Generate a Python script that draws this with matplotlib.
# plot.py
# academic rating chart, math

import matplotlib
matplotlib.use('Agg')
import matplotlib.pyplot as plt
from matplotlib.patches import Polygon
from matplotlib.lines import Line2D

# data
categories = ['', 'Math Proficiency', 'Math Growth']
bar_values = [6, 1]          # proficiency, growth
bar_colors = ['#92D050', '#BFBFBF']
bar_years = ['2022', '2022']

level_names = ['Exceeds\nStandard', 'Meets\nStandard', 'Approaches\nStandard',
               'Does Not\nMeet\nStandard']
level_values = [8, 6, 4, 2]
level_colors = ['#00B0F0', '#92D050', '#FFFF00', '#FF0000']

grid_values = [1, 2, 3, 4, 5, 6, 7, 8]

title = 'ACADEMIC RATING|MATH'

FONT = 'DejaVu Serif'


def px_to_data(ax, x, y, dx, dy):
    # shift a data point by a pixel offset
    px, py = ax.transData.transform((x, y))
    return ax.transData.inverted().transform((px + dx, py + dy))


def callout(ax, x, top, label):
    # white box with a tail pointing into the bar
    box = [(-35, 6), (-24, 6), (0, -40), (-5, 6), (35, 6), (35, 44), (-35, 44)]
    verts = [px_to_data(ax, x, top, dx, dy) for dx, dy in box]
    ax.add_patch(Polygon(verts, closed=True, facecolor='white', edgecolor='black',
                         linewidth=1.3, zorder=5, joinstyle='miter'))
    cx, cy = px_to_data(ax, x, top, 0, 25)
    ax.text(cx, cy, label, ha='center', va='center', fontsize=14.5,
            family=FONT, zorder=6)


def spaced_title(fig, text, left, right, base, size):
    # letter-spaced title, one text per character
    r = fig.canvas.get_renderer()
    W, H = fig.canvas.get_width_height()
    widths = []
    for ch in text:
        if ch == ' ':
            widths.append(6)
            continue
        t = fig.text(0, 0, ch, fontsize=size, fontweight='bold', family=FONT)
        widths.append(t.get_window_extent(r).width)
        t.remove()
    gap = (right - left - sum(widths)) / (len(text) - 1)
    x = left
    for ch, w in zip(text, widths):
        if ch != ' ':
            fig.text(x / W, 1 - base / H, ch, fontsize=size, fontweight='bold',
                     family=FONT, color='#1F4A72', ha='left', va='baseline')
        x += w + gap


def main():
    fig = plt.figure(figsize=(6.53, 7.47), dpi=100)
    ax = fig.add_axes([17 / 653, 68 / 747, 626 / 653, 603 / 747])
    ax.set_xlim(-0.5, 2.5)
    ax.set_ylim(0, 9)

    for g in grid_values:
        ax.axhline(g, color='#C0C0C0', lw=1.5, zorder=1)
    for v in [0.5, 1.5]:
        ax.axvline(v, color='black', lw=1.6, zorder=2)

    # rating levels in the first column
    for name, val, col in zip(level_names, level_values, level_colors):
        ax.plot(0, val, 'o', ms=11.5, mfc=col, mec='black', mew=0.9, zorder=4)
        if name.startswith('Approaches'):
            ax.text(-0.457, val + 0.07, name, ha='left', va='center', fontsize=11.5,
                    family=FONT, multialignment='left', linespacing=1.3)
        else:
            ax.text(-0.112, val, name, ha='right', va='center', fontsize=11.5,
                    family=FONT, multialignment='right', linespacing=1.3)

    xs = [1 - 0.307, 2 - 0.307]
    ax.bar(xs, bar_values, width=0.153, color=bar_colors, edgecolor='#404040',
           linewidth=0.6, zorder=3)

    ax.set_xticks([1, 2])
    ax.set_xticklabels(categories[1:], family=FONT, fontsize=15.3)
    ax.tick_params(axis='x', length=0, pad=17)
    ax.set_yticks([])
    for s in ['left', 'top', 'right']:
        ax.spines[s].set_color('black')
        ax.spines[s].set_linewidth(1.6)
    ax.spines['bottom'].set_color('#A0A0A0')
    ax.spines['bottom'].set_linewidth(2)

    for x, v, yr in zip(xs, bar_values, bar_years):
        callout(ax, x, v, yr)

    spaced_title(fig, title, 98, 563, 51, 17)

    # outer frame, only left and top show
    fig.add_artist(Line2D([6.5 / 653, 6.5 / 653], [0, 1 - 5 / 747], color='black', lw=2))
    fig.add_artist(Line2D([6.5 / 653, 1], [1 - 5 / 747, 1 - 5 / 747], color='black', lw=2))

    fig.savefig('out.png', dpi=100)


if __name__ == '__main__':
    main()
========================================
> _Work to complete_
Quote exactly the first line of the data and every line after it through the one holding "FONT = 'DejaVu Serif'".

> _Exercise response_
Generate a Python script that draws this with matplotlib.
# plot.py
# academic rating chart, math

import matplotlib
matplotlib.use('Agg')
import matplotlib.pyplot as plt
from matplotlib.patches import Polygon
from matplotlib.lines import Line2D

# data
categories = ['', 'Math Proficiency', 'Math Growth']
bar_values = [6, 1]          # proficiency, growth
bar_colors = ['#92D050', '#BFBFBF']
bar_years = ['2022', '2022']

level_names = ['Exceeds\nStandard', 'Meets\nStandard', 'Approaches\nStandard',
               'Does Not\nMeet\nStandard']
level_values = [8, 6, 4, 2]
level_colors = ['#00B0F0', '#92D050', '#FFFF00', '#FF0000']

grid_values = [1, 2, 3, 4, 5, 6, 7, 8]

title = 'ACADEMIC RATING|MATH'

FONT = 'DejaVu Serif'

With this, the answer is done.